== WHAT NEEDS TO BE DONE ==
Write out each line that follows exactly as it stands, without the pictures.

>> Start STORED DATA

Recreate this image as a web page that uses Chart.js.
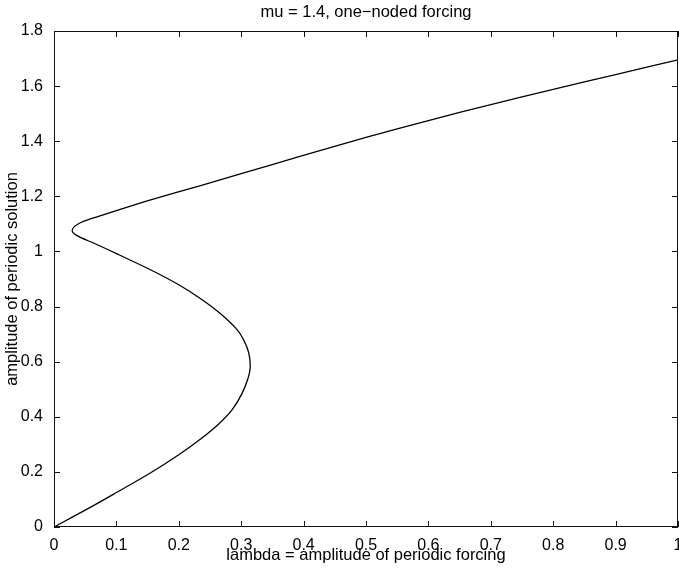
<!DOCTYPE html>
<html>
<head>
<meta charset="utf-8">
<script src="https://cdn.jsdelivr.net/npm/chart.js@4"></script>
<style>
  html, body { margin: 0; padding: 0; background: #fff; }
  #wrap { width: 679px; height: 572px; }
</style>
</head>
<body>
<div id="wrap"><canvas id="myChart"></canvas></div>
<script>
// curve, in order along the branch
let lambda = [0, 0.05, 0.1, 0.153, 0.2, 0.237, 0.264, 0.285, 0.301, 0.311, 0.3145, 0.312, 0.303, 0.292,
  0.266, 0.238, 0.2, 0.157, 0.104, 0.066, 0.043, 0.033, 0.029, 0.033, 0.044, 0.058, 0.075, 0.1, 0.155,
  0.235, 0.3, 0.394, 0.5, 0.6, 0.7, 0.8, 0.9, 1.0];
let amp = [0, 0.061, 0.125, 0.194, 0.262, 0.323, 0.374, 0.424, 0.483, 0.54, 0.58, 0.633, 0.683, 0.72,
  0.776, 0.824, 0.879, 0.931, 0.988, 1.028, 1.05, 1.063, 1.076, 1.091, 1.106, 1.118, 1.13, 1.148, 1.187,
  1.239, 1.282, 1.345, 1.414, 1.475, 1.533, 1.588, 1.642, 1.695];

let xTicks = [0, 0.1, 0.2, 0.3, 0.4, 0.5, 0.6, 0.7, 0.8, 0.9, 1];
let yTicks = [0, 0.2, 0.4, 0.6, 0.8, 1, 1.2, 1.4, 1.6, 1.8];

let points = lambda.map((v, i) => ({ x: v, y: amp[i] }));

let font = "'Liberation Sans', Arial, Helvetica, sans-serif";

// matlab style box with ticks pointing inwards
let boxTicks = {
  id: 'boxTicks',
  afterDatasetsDraw(chart) {
    let c = chart.ctx;
    let a = chart.chartArea;
    let sx = chart.scales.x, sy = chart.scales.y;
    c.save();
    c.strokeStyle = '#111';
    c.lineWidth = 1;
    c.strokeRect(a.left + 0.5, a.top + 0.5, a.right - a.left - 1, a.bottom - a.top - 1);
    c.beginPath();
    xTicks.forEach(t => {
      let px = Math.round(sx.getPixelForValue(t)) + 0.5;
      c.moveTo(px, a.bottom); c.lineTo(px, a.bottom - 6);
      c.moveTo(px, a.top); c.lineTo(px, a.top + 6);
    });
    yTicks.forEach(t => {
      let py = Math.round(sy.getPixelForValue(t)) + 0.5;
      c.moveTo(a.left, py); c.lineTo(a.left + 6, py);
      c.moveTo(a.right, py); c.lineTo(a.right - 6, py);
    });
    c.stroke();
    c.restore();
  }
};

let fmt = v => String(+v.toFixed(1));

let ctx = document.getElementById('myChart').getContext('2d');

let myChart = new Chart(ctx, {
  type: 'scatter',
  data: {
    datasets: [{
      data: points,
      showLine: true,
      borderColor: '#000',
      borderWidth: 1.3,
      pointRadius: 0,
      tension: 0.3
    }]
  },
  options: {
    responsive: true,
    maintainAspectRatio: false,
    animation: false,
    layout: { padding: { left: 0, right: 1, top: 0, bottom: 0 } },
    plugins: {
      legend: { display: false },
      tooltip: { enabled: false },
      title: {
        display: true,
        fullSize: false,
        text: 'mu = 1.4, one\u2212noded forcing',
        color: '#000',
        font: { family: font, size: 16.5, weight: 'normal' },
        padding: { top: 3, bottom: 8.2 }
      }
    },
    scales: {
      x: {
        type: 'linear',
        min: 0, max: 1,
        afterBuildTicks: s => { s.ticks = xTicks.map(v => ({ value: v })); },
        afterFit: s => { s.height = 45; s.paddingLeft = 0; s.paddingRight = 0; },
        grid: { display: false },
        border: { display: false },
        ticks: { color: '#000', padding: 1, maxRotation: 0, callback: fmt, font: { family: font, size: 16 } },
        title: {
          display: true,
          text: 'lambda = amplitude of periodic forcing',
          color: '#000',
          font: { family: font, size: 16.5 },
          padding: { top: 0, bottom: 7 }
        }
      },
      y: {
        type: 'linear',
        min: 0, max: 1.8,
        afterBuildTicks: s => { s.ticks = yTicks.map(v => ({ value: v })); },
        afterFit: s => { s.width = 54; s.paddingTop = 0; s.paddingBottom = 0; },
        grid: { display: false },
        border: { display: false },
        ticks: { color: '#000', padding: 3, callback: fmt, font: { family: font, size: 16 } },
        title: {
          display: true,
          text: 'amplitude of periodic solution',
          color: '#000',
          font: { family: font, size: 16.5 },
          padding: { top: 3, bottom: 0 }
        }
      }
    }
  },
  plugins: [boxTicks]
});
</script>
</body>
</html>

>> End STORED DATA

== WRITTEN RESPONSE ==
Recreate this image as a web page that uses Chart.js.
<!DOCTYPE html>
<html>
<head>
<meta charset="utf-8">
<script src="https://cdn.jsdelivr.net/npm/chart.js@4"></script>
<style>
  html, body { margin: 0; padding: 0; background: #fff; }
  #wrap { width: 679px; height: 572px; }
</style>
</head>
<body>
<div id="wrap"><canvas id="myChart"></canvas></div>
<script>
// curve, in order along the branch
let lambda = [0, 0.05, 0.1, 0.153, 0.2, 0.237, 0.264, 0.285, 0.301, 0.311, 0.3145, 0.312, 0.303, 0.292,
  0.266, 0.238, 0.2, 0.157, 0.104, 0.066, 0.043, 0.033, 0.029, 0.033, 0.044, 0.058, 0.075, 0.1, 0.155,
  0.235, 0.3, 0.394, 0.5, 0.6, 0.7, 0.8, 0.9, 1.0];
let amp = [0, 0.061, 0.125, 0.194, 0.262, 0.323, 0.374, 0.424, 0.483, 0.54, 0.58, 0.633, 0.683, 0.72,
  0.776, 0.824, 0.879, 0.931, 0.988, 1.028, 1.05, 1.063, 1.076, 1.091, 1.106, 1.118, 1.13, 1.148, 1.187,
  1.239, 1.282, 1.345, 1.414, 1.475, 1.533, 1.588, 1.642, 1.695];

let xTicks = [0, 0.1, 0.2, 0.3, 0.4, 0.5, 0.6, 0.7, 0.8, 0.9, 1];
let yTicks = [0, 0.2, 0.4, 0.6, 0.8, 1, 1.2, 1.4, 1.6, 1.8];

let points = lambda.map((v, i) => ({ x: v, y: amp[i] }));

let font = "'Liberation Sans', Arial, Helvetica, sans-serif";

// matlab style box with ticks pointing inwards
let boxTicks = {
  id: 'boxTicks',
  afterDatasetsDraw(chart) {
    let c = chart.ctx;
    let a = chart.chartArea;
    let sx = chart.scales.x, sy = chart.scales.y;
    c.save();
    c.strokeStyle = '#111';
    c.lineWidth = 1;
    c.strokeRect(a.left + 0.5, a.top + 0.5, a.right - a.left - 1, a.bottom - a.top - 1);
    c.beginPath();
    xTicks.forEach(t => {
      let px = Math.round(sx.getPixelForValue(t)) + 0.5;
      c.moveTo(px, a.bottom); c.lineTo(px, a.bottom - 6);
      c.moveTo(px, a.top); c.lineTo(px, a.top + 6);
    });
    yTicks.forEach(t => {
      let py = Math.round(sy.getPixelForValue(t)) + 0.5;
      c.moveTo(a.left, py); c.lineTo(a.left + 6, py);
      c.moveTo(a.right, py); c.lineTo(a.right - 6, py);
    });
    c.stroke();
    c.restore();
  }
};

let fmt = v => String(+v.toFixed(1));

let ctx = document.getElementById('myChart').getContext('2d');

let myChart = new Chart(ctx, {
  type: 'scatter',
  data: {
    datasets: [{
      data: points,
      showLine: true,
      borderColor: '#000',
      borderWidth: 1.3,
      pointRadius: 0,
      tension: 0.3
    }]
  },
  options: {
    responsive: true,
    maintainAspectRatio: false,
    animation: false,
    layout: { padding: { left: 0, right: 1, top: 0, bottom: 0 } },
    plugins: {
      legend: { display: false },
      tooltip: { enabled: false },
      title: {
        display: true,
        fullSize: false,
        text: 'mu = 1.4, one\u2212noded forcing',
        color: '#000',
        font: { family: font, size: 16.5, weight: 'normal' },
        padding: { top: 3, bottom: 8.2 }
      }
    },
    scales: {
      x: {
        type: 'linear',
        min: 0, max: 1,
        afterBuildTicks: s => { s.ticks = xTicks.map(v => ({ value: v })); },
        afterFit: s => { s.height = 45; s.paddingLeft = 0; s.paddingRight = 0; },
        grid: { display: false },
        border: { display: false },
        ticks: { color: '#000', padding: 1, maxRotation: 0, callback: fmt, font: { family: font, size: 16 } },
        title: {
          display: true,
          text: 'lambda = amplitude of periodic forcing',
          color: '#000',
          font: { family: font, size: 16.5 },
          padding: { top: 0, bottom: 7 }
        }
      },
      y: {
        type: 'linear',
        min: 0, max: 1.8,
        afterBuildTicks: s => { s.ticks = yTicks.map(v => ({ value: v })); },
        afterFit: s => { s.width = 54; s.paddingTop = 0; s.paddingBottom = 0; },
        grid: { display: false },
        border: { display: false },
        ticks: { color: '#000', padding: 3, callback: fmt, font: { family: font, size: 16 } },
        title: {
          display: true,
          text: 'amplitude of periodic solution',
          color: '#000',
          font: { family: font, size: 16.5 },
          padding: { top: 3, bottom: 0 }
        }
      }
    }
  },
  plugins: [boxTicks]
});
</script>
</body>
</html>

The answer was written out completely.